The Forex (Foreign Exchange) markets attract many would-be-traders to
the markets each day looking for an easy profit. Before a new trader
begins trading, they would be wise to familiarise themselves with how
the markets operate and the terminology that is involved even if the
intention is to use a Forex robot or software this will give you an
immediate advantage.
In
order to educate and adopt the correct frame of mind that is required
to make a success of the $3 trillion daily trades, one must accept that a
certain level of basic Forex trading understanding is required.
First
of all, understand that even though many professionals make either
themselves or their employer's massive profits, Forex trading is not
easy, even though the countless advertisements on websites claim the
opposite. Forex products found on the Internet often involve
set-and-forget software that trades on the users behalf. The fact of the
matter is that they do offer buy and sell signals but learning the
basics of Forex trading before using these pieces of software will help
you understand how and why they are telling you to buy or sell at a
particular price.
A good place to start learning the basics is in
the terminology used to trade. What does liquidity mean? How about pips,
cable or volatility? There are hundreds of terms that are used in
currency markets around the world. Some have the same meaning; others
are only used in local markets. A simple search engine query will be
enough to familiarize a potential trader with the most common Forex
terms so that they do not get lost as soon as trading starts for real.
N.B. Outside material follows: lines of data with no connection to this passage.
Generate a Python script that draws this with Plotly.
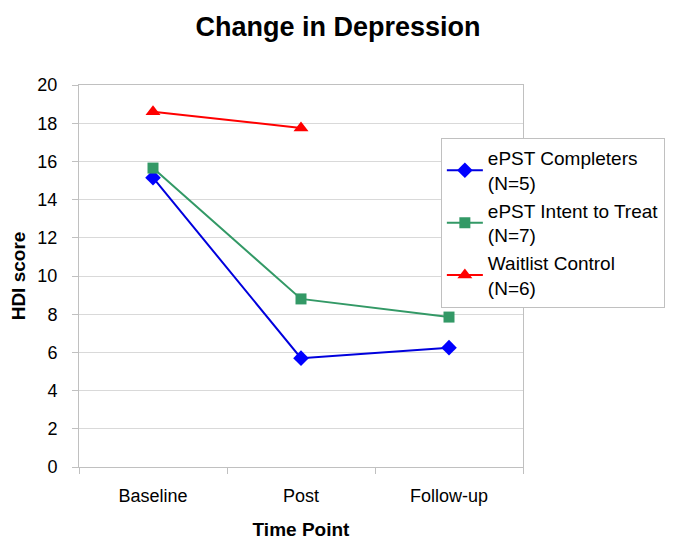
import plotly.graph_objects as go

time_points = ["Baseline", "Post", "Follow-up"]
completers = [15.15, 5.7, 6.25]
intent_to_treat = [15.65, 8.8, 7.85]
waitlist = [18.6, 17.75]
waitlist_points = ["Baseline", "Post"]

series_names = ["ePST Completers<br>(N=5)", "ePST Intent to Treat<br>(N=7)", "Waitlist Control<br>(N=6)"]
y_ticks = [0, 2, 4, 6, 8, 10, 12, 14, 16, 18, 20]

fig = go.Figure()
fig.add_trace(go.Scatter(x=time_points, y=completers, name=series_names[0], mode="lines+markers",
                         line=dict(color="#0000dd", width=2),
                         marker=dict(symbol="diamond", size=12, color="#0000ff")))
fig.add_trace(go.Scatter(x=time_points, y=intent_to_treat, name=series_names[1], mode="lines+markers",
                         line=dict(color="#339966", width=2),
                         marker=dict(symbol="square", size=11, color="#339966")))
fig.add_trace(go.Scatter(x=waitlist_points, y=waitlist, name=series_names[2], mode="lines+markers",
                         line=dict(color="#ff0000", width=2),
                         marker=dict(symbol="triangle-up", size=13, color="#ff0000")))

font_family = "Liberation Sans, Arial, sans-serif"
fig.update_layout(
    width=674, height=552,
    margin=dict(l=71, r=159, t=77, b=93),
    paper_bgcolor="white", plot_bgcolor="white",
    font=dict(family=font_family, size=18, color="black"),
    title=dict(text="<b>Change in Depression</b>", x=0.4896, xanchor="center", y=0.966, yanchor="middle",
               font=dict(size=27, family=font_family)),
    showlegend=True,
    legend=dict(x=0.815, y=0.861, xanchor="left", yanchor="top", bgcolor="white",
                bordercolor="#c0c0c0", borderwidth=1, font=dict(size=19), tracegroupgap=2,
                itemwidth=36),
    xaxis=dict(categoryorder="array", categoryarray=time_points, range=[-0.5, 2.5], automargin=False,
               showline=True, linecolor="#c0c0c0", linewidth=1, mirror=True,
               ticks="outside", tickson="boundaries", ticklen=6, tickcolor="#c0c0c0",
               ticklabelstandoff=12,
               showgrid=False,
               title=dict(text="<b>Time Point</b>", font=dict(size=19), standoff=18)),
    yaxis=dict(range=[0, 20], tickvals=y_ticks, automargin=False,
               showline=True, linecolor="#c0c0c0", linewidth=1, mirror=True,
               ticks="outside", ticklen=6, tickcolor="#c0c0c0", ticklabelstandoff=11,
               showgrid=True, gridcolor="#d9d9d9", zeroline=False,
               title=dict(text="<b>HDI score</b>", font=dict(size=19), standoff=12)),
)

fig.write_html("out.html")
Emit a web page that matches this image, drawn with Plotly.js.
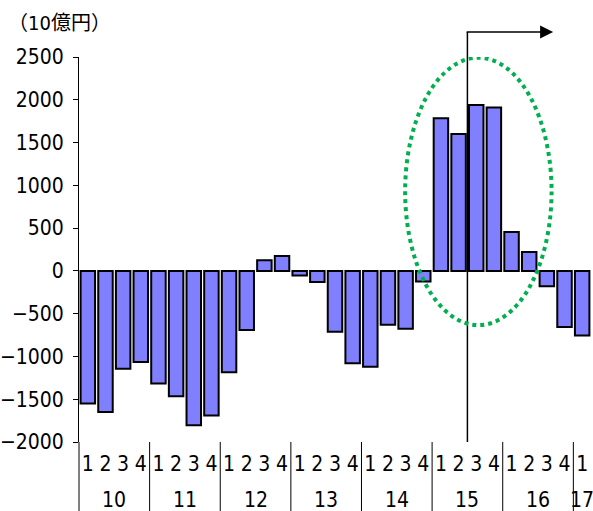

If trading Forex for any length of time is intended to yield long term
results, then it is worth investing in some of the many excellent
paperback books available in stores worldwide. In general the quality of
the content is higher than that found on the Internet and the authors
are usually well respected Forex traders themselves rather than
part-time bedroom traders that have copied other information. As the
well known phrase goes "Do not be afraid to invest in yourself". This
advice when related to Forex trading will likely pay off dividends.
Once
a trader is confident enough with the linguistics, their system,
trading style and their skills in reading news items then the next step
is to trade in real time using a broker. A practice account is
recommended to use to trade with first even if using a Forex robot or
software. Remember there is no rush and trading must not be rushed. If
one tries to cut corners, the likelihood is that they will be worse off
financially than before. Any broker worth their salt will offer a
practice account with pretend money to practice trading. If this is not
the case then move to another broker.
A practice account will give
real time trading experience without the need to risk real capital and
is a good indication of whether a particular trading strategy works or
not. Did the news item result in a predicted rise or drop in price of a
currency pair? If it did then that is a good start, the road to
profitable Forex trading beckons. Did the price move in the other
direction? That's not a problem; it was only virtual capital in a
practice account and only time, no money, has been lost. Time can now be
spent tweaking or the Forex robot settings until they become
profitable.
The Forex markets are very complicated and fast moving
markets with the largest liquidity of any market in the world. Novices
with little experience need to be careful initially until they become
more familiar with what they are doing to build confidence in their
strategies or software. However, currency trading can also be a very
lucrative opportunity and if mastered rewards well.